No one had stolen my car. I plucked up the key and set off again. Two miles later I arrived just in time to see a group of JADE men load up in Truck’s car and head out. I had to ask: is nothing going to be in my favor today? I made the trek back to where I’d parked and drove off seeking a place to get yummy coffee. I passed UPS on the way; he was all alone in his Alero.

Reinvigorated, I found a brand spanking new setting where I could snoop on JADE. It’s not so ideal after dark, but at night I can practically sit on top of one of the TFOs shoulders without him noticing. Usually, that is. Not on that night. No, on that night I couldn’t get a break to save my life. Either I was in a place where I could see the fellas but they nailed me, or my placement was so good they couldn’t see me because I couldn’t see them.

I would’ve called it quits but, with all those JADErs there, especially at that time of evening, I couldn’t possibly throw in the towel. I had something I was aching to know about and whatever was going on might give me a clue.

As my final effort, I moved my auto into position and waited for… I watched as some boxy red car halted in front of me thus obstructing every millimeter of my view. The driver couldn’t have been parking like that; he was at some loony slant partially in the center of the road. A older man holding a flashlight got out. By his behavior, he was lost. I debated on moving but rationalized a disoriented man wouldn’t be there long enough to validate my relocation. I was wrong.

The wrinkled man went back and forth, from one side of the road to the other, illuminating the numbers on mailboxes or houses while concurrently reading the addresses aloud. Headlights of a vehicle coming from behind us hit him and his ugly car. I thought the approaching driver was slowing because of the man and his respective door-left-ajar auto until it dawned on me that I was staring at Porn Star’s Honda.

The way the day had gone I took it for granted that Porn Star had decelerated because he’d noticed me -- probably hadn’t even picked up on the presence of the aged man. Porn Star wove around the hindrance in the road. Only after Porn Star had come across me did the old man realize he was in the wrong neighborhood and get back in his car and drive away.

Well, having been seen by a JADE detective for, what was it? the millionth time? that day, I couldn’t stay where I was. I scampered off. Over the course of about ten minutes, Porn Star left and Skoal’s Altima vanished and reappeared. I think Porn Star ratted me out and Skoal went and picked up JADE men from elsewhere and brought them back.
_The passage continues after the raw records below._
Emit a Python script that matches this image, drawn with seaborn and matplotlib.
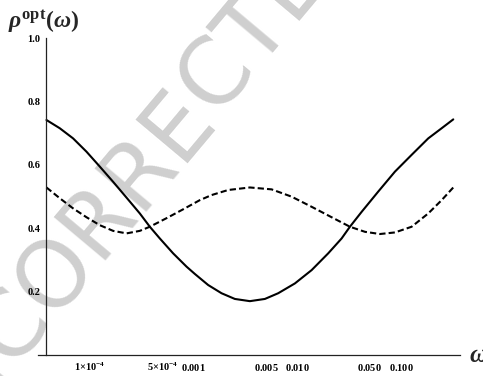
import numpy as np
import pandas as pd
import matplotlib
matplotlib.use("Agg")
import matplotlib.pyplot as plt
import seaborn as sns

# ---- data ----
omega_solid = [3.823e-5, 5.137e-5, 6.902e-5, 9.294e-5, 1.248e-4, 1.677e-4, 2.259e-4,
               3.035e-4, 3.790e-4, 4.732e-4, 6.357e-4, 8.560e-4, 1.029e-3, 1.383e-3,
               1.862e-3, 2.502e-3, 3.491e-3, 4.871e-3, 6.543e-3, 9.482e-3, 1.374e-2,
               1.986e-2, 2.674e-2, 3.215e-2, 4.170e-2, 6.027e-2, 8.734e-2, 0.1265,
               0.1829, 0.2463, 0.3187]
rho_solid = [0.742, 0.716, 0.684, 0.642, 0.595, 0.547, 0.497,
             0.447, 0.405, 0.368, 0.321, 0.279, 0.256, 0.221,
             0.195, 0.177, 0.170, 0.177, 0.195, 0.226, 0.268,
             0.321, 0.368, 0.405, 0.452, 0.516, 0.579, 0.632,
             0.684, 0.716, 0.744]

omega_dashed = [3.823e-5, 5.137e-5, 6.902e-5, 9.294e-5, 1.248e-4, 1.677e-4, 2.259e-4,
                3.035e-4, 3.790e-4, 5.490e-4, 7.936e-4, 1.150e-3, 1.492e-3, 2.156e-3,
                3.491e-3, 5.652e-3, 8.810e-3, 1.374e-2, 2.142e-2, 3.215e-2, 4.486e-2,
                6.259e-2, 8.734e-2, 0.1265, 0.1829, 0.2463, 0.3187]
rho_dashed = [0.529, 0.495, 0.463, 0.435, 0.410, 0.392, 0.384,
              0.392, 0.405, 0.432, 0.460, 0.489, 0.505, 0.521,
              0.529, 0.523, 0.500, 0.468, 0.435, 0.405, 0.389,
              0.382, 0.387, 0.405, 0.447, 0.489, 0.529]

xtick_vals = [1e-4, 5e-4, 1e-3, 5e-3, 1e-2, 5e-2, 1e-1]
xtick_labels = [r"$1{\times}10^{-4}$", r"$5{\times}10^{-4}$", r"$0.001$", r"$0.005$",
                r"$0.010$", r"$0.050$", r"$0.100$"]
ytick_vals = [0.2, 0.4, 0.6, 0.8, 1.0]
ytick_labels = ["0.2", "0.4", "0.6", "0.8", "1.0"]

sns.set_style("white")
plt.rcParams["font.family"] = ["Liberation Serif", "DejaVu Serif"]
plt.rcParams["mathtext.fontset"] = "custom"
plt.rcParams["mathtext.rm"] = "Liberation Serif:bold"
plt.rcParams["mathtext.bf"] = "Liberation Serif:bold"
plt.rcParams["mathtext.it"] = "Liberation Serif:italic:bold"

fig = plt.figure(figsize=(4.83, 3.76), dpi=100)
fig.patch.set_facecolor("white")
ax = fig.add_axes([38.3 / 483, 21 / 376, (460 - 38.3) / 483, (355 - 38.3) / 376])
ax.patch.set_alpha(0)

# watermark
wm_kw = dict(fontsize=66, color="#cfcfcf", rotation=50, rotation_mode="anchor",
             va="baseline", family="DejaVu Sans", zorder=-1)
wm_x, wm_y = 217 / 483, 1 - 119 / 376
fig.text(wm_x, wm_y, "CTED PROOF", ha="left", **wm_kw)
fig.text(wm_x, wm_y, "UNCORRE", ha="right", **wm_kw)

ax.set_xscale("log")
df_s = pd.DataFrame({"omega": omega_solid, "rho": rho_solid})
df_d = pd.DataFrame({"omega": omega_dashed, "rho": rho_dashed})
sns.lineplot(data=df_s, x="omega", y="rho", ax=ax, color="black", lw=1.5, sort=False)
sns.lineplot(data=df_d, x="omega", y="rho", ax=ax, color="black", lw=1.5,
             linestyle=(0, (3, 1.5)), sort=False)

ax.set_xlim(3.19e-5, 0.370)
ax.set_ylim(0, 1.0)
ax.set_xlabel("")
ax.set_ylabel("")

for s in ["top", "right"]:
    ax.spines[s].set_visible(False)
ax.spines["left"].set_position(("data", omega_solid[0]))
ax.spines["left"].set_bounds(0, 1.0)
for s in ["left", "bottom"]:
    ax.spines[s].set_linewidth(0.9)
    ax.spines[s].set_color("#222222")

ax.set_xticks(xtick_vals)
ax.set_xticklabels(xtick_labels)
xminor = [m * 10.0 ** k for k in (-4, -3, -2, -1) for m in (2, 3, 4, 6, 7, 8, 9)]
xminor = [v for v in xminor if v < 0.37]
ax.set_xticks(xminor, minor=True)
ax.xaxis.set_minor_formatter(matplotlib.ticker.NullFormatter())
ax.set_yticks(ytick_vals)
ax.set_yticklabels(ytick_labels)
ax.set_yticks([0.05 * i for i in range(1, 20) if i % 4 != 0], minor=True)

ax.tick_params(axis="both", which="major", direction="in", length=4, width=0.8,
               colors="#222222", labelsize=7.5)
ax.tick_params(axis="both", which="minor", direction="in", length=2.2, width=0.6,
               colors="#222222")
ax.tick_params(axis="x", which="major", pad=11.5)
ax.tick_params(axis="y", which="major", pad=4.3)
for lbl in ax.get_yticklabels():
    lbl.set_fontweight("bold")
    lbl.set_color("black")
for lbl in ax.get_xticklabels():
    lbl.set_va("baseline")
    lbl.set_color("black")

fig.text(8 / 483, 1 - 28 / 376, r"$\mathit{\rho}^{\mathrm{opt}}\mathrm{(}\mathit{\omega}\mathrm{)}$",
         fontsize=17, ha="left", va="baseline")
fig.text(469 / 483, 1 - 362 / 376, r"$\mathit{\omega}$", fontsize=18, ha="left",
         va="baseline")

fig.savefig("out.png", dpi=100, facecolor="white")
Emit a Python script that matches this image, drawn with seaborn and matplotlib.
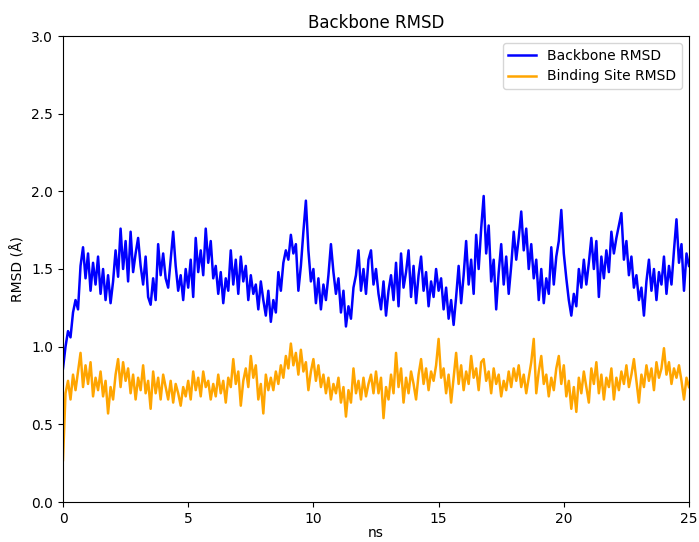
import seaborn as sns
import matplotlib.pyplot as plt
import numpy as np
import pandas as pd

# time axis, one frame every 0.1 ns
time_ns = np.round(np.arange(0, 251) * 0.1, 1)

backbone_rmsd = [
    # 0.0 - 4.1
    0.86, 1.00, 1.10, 1.06, 1.22, 1.30, 1.24, 1.52, 1.64, 1.44,
    1.60, 1.36, 1.54, 1.40, 1.58, 1.34, 1.50, 1.30, 1.46, 1.28,
    1.42, 1.62, 1.45, 1.76, 1.50, 1.68, 1.42, 1.74, 1.48, 1.60,
    1.70, 1.52, 1.40, 1.58, 1.32, 1.27, 1.44, 1.30, 1.66, 1.46,
    1.60, 1.44,
    # 4.2 - 8.3
    1.38, 1.56, 1.74, 1.52, 1.36, 1.46, 1.30, 1.50, 1.38, 1.56,
    1.32, 1.70, 1.48, 1.62, 1.46, 1.76, 1.54, 1.68, 1.44, 1.52,
    1.34, 1.48, 1.28, 1.44, 1.36, 1.62, 1.40, 1.56, 1.34, 1.58,
    1.42, 1.52, 1.30, 1.46, 1.34, 1.40, 1.24, 1.42, 1.30, 1.20,
    1.36, 1.16,
    # 8.4 - 12.5
    1.30, 1.22, 1.48, 1.36, 1.54, 1.62, 1.56, 1.72, 1.60, 1.66,
    1.36, 1.52, 1.74, 1.94, 1.62, 1.42, 1.50, 1.28, 1.44, 1.24,
    1.40, 1.30, 1.46, 1.66, 1.48, 1.34, 1.44, 1.22, 1.36, 1.13,
    1.26, 1.18, 1.38, 1.46, 1.62, 1.36, 1.50, 1.34, 1.56, 1.62,
    1.40, 1.50,
    # 12.6 - 16.7
    1.34, 1.24, 1.42, 1.20, 1.36, 1.46, 1.30, 1.54, 1.26, 1.60,
    1.38, 1.48, 1.62, 1.32, 1.52, 1.28, 1.46, 1.58, 1.36, 1.48,
    1.26, 1.42, 1.32, 1.50, 1.36, 1.44, 1.24, 1.38, 1.18, 1.30,
    1.14, 1.32, 1.52, 1.28, 1.46, 1.68, 1.40, 1.56, 1.34, 1.72,
    1.50, 1.76,
    # 16.8 - 20.9
    1.97, 1.60, 1.78, 1.42, 1.56, 1.24, 1.48, 1.66, 1.40, 1.58,
    1.34, 1.52, 1.74, 1.56, 1.70, 1.87, 1.62, 1.76, 1.50, 1.66,
    1.44, 1.56, 1.30, 1.50, 1.28, 1.44, 1.34, 1.64, 1.40, 1.58,
    1.68, 1.88, 1.60, 1.44, 1.30, 1.20, 1.34, 1.26, 1.50, 1.38,
    1.56, 1.40,
    # 21.0 - 25.0
    1.54, 1.70, 1.50, 1.68, 1.32, 1.58, 1.44, 1.62, 1.48, 1.74,
    1.60, 1.70, 1.78, 1.86, 1.56, 1.68, 1.46, 1.58, 1.38, 1.46,
    1.30, 1.38, 1.20, 1.42, 1.56, 1.36, 1.50, 1.30, 1.48, 1.40,
    1.58, 1.34, 1.52, 1.40, 1.62, 1.82, 1.54, 1.66, 1.36, 1.60,
    1.52,
]

binding_site_rmsd = [
    # 0.0 - 4.1
    0.27, 0.70, 0.78, 0.66, 0.82, 0.72, 0.84, 0.96, 0.74, 0.88,
    0.76, 0.90, 0.68, 0.80, 0.72, 0.84, 0.68, 0.78, 0.57, 0.74,
    0.66, 0.82, 0.92, 0.74, 0.90, 0.78, 0.86, 0.70, 0.82, 0.66,
    0.80, 0.72, 0.88, 0.70, 0.78, 0.60, 0.84, 0.70, 0.80, 0.66,
    0.82, 0.74,
    # 4.2 - 8.3
    0.66, 0.78, 0.64, 0.76, 0.70, 0.62, 0.74, 0.68, 0.78, 0.66,
    0.84, 0.72, 0.80, 0.68, 0.84, 0.74, 0.78, 0.66, 0.76, 0.68,
    0.82, 0.70, 0.78, 0.64, 0.80, 0.74, 0.92, 0.76, 0.84, 0.62,
    0.78, 0.86, 0.74, 0.94, 0.80, 0.88, 0.66, 0.76, 0.57, 0.82,
    0.72, 0.80,
    # 8.4 - 12.5
    0.72, 0.84, 0.76, 0.88, 0.80, 0.94, 0.86, 1.02, 0.88, 0.96,
    0.82, 0.98, 0.84, 0.90, 0.72, 0.84, 0.92, 0.78, 0.88, 0.74,
    0.82, 0.70, 0.80, 0.66, 0.76, 0.70, 0.80, 0.64, 0.74, 0.55,
    0.72, 0.64, 0.86, 0.70, 0.78, 0.66, 0.80, 0.68, 0.76, 0.82,
    0.70, 0.84,
    # 12.6 - 16.7
    0.70, 0.80, 0.54, 0.74, 0.66, 0.82, 0.70, 0.96, 0.74, 0.86,
    0.64, 0.80, 0.70, 0.84, 0.76, 0.66, 0.82, 0.92, 0.76, 0.86,
    0.72, 0.84, 0.78, 0.88, 1.05, 0.80, 0.86, 0.70, 0.82, 0.64,
    0.80, 0.96, 0.76, 0.88, 0.72, 0.84, 0.76, 0.94, 0.80, 0.86,
    0.72, 0.90,
    # 16.8 - 20.9
    0.92, 0.78, 0.84, 0.70, 0.86, 0.76, 0.82, 0.68, 0.78, 0.72,
    0.84, 0.74, 0.86, 0.78, 0.88, 0.74, 0.82, 0.70, 0.80, 0.90,
    1.05, 0.70, 0.84, 0.94, 0.76, 0.82, 0.68, 0.80, 0.72, 0.86,
    0.94, 0.76, 0.88, 0.68, 0.78, 0.60, 0.74, 0.58, 0.80, 0.70,
    0.84, 0.74,
    # 21.0 - 25.0
    0.64, 0.86, 0.76, 0.90, 0.70, 0.82, 0.66, 0.80, 0.74, 0.86,
    0.66, 0.80, 0.72, 0.84, 0.76, 0.88, 0.74, 0.82, 0.92, 0.78,
    0.64, 0.82, 0.74, 0.88, 0.78, 0.86, 0.72, 0.90, 0.80, 0.86,
    0.99, 0.82, 0.90, 0.76, 0.86, 0.80, 0.88, 0.78, 0.66, 0.80,
    0.74,
]

series_names = ['Backbone RMSD', 'Binding Site RMSD']
series_colors = ['blue', 'orange']

df = pd.concat([
    pd.DataFrame({'ns': time_ns, 'rmsd': backbone_rmsd, 'series': series_names[0]}),
    pd.DataFrame({'ns': time_ns, 'rmsd': binding_site_rmsd, 'series': series_names[1]}),
])

fig = plt.figure(figsize=(6.99, 5.42), dpi=100)
ax = fig.add_axes([63 / 699, 40 / 542, 626 / 699, 466 / 542])

sns.lineplot(data=df, x='ns', y='rmsd', hue='series',
             palette=dict(zip(series_names, series_colors)),
             linewidth=1.8, sort=False, ax=ax)

ax.set_xlim(0, 25)
ax.set_ylim(0, 3.0)
ax.set_title('Backbone RMSD')
ax.set_xlabel('ns', labelpad=0)
ax.set_ylabel('RMSD (Å)')
ax.legend(loc='upper right')

plt.savefig('out.png', dpi=100)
If that’s what happened, I wouldn’t be getting the clue I needed after all.

I would’ve said “when it rains, it pours” but the notion that merely thinking it might likely spark a gullywasher prevented me from doing so. I’d finally had enough and I didn’t want to be driving home in a thundershower.

Determined that the day would not be a total loss, when I got back to the house I aimed to post on iHeArTEjade a photograph of me taking a picture of them taking a picture of me taking a picture of them. Wouldn’t you know it? My camera had been on the wrong setting.


Out of all the pictures I took, none but eight were decent. I imagine every one they took came out perfectly. I think they should email me some.

As bad as the day seems to have gone, disastrous from beginning to end, truth be told, I wouldn’t change a thing about it. Oh. Except for driving the wrong way down a one way street. That I’d definitely amend.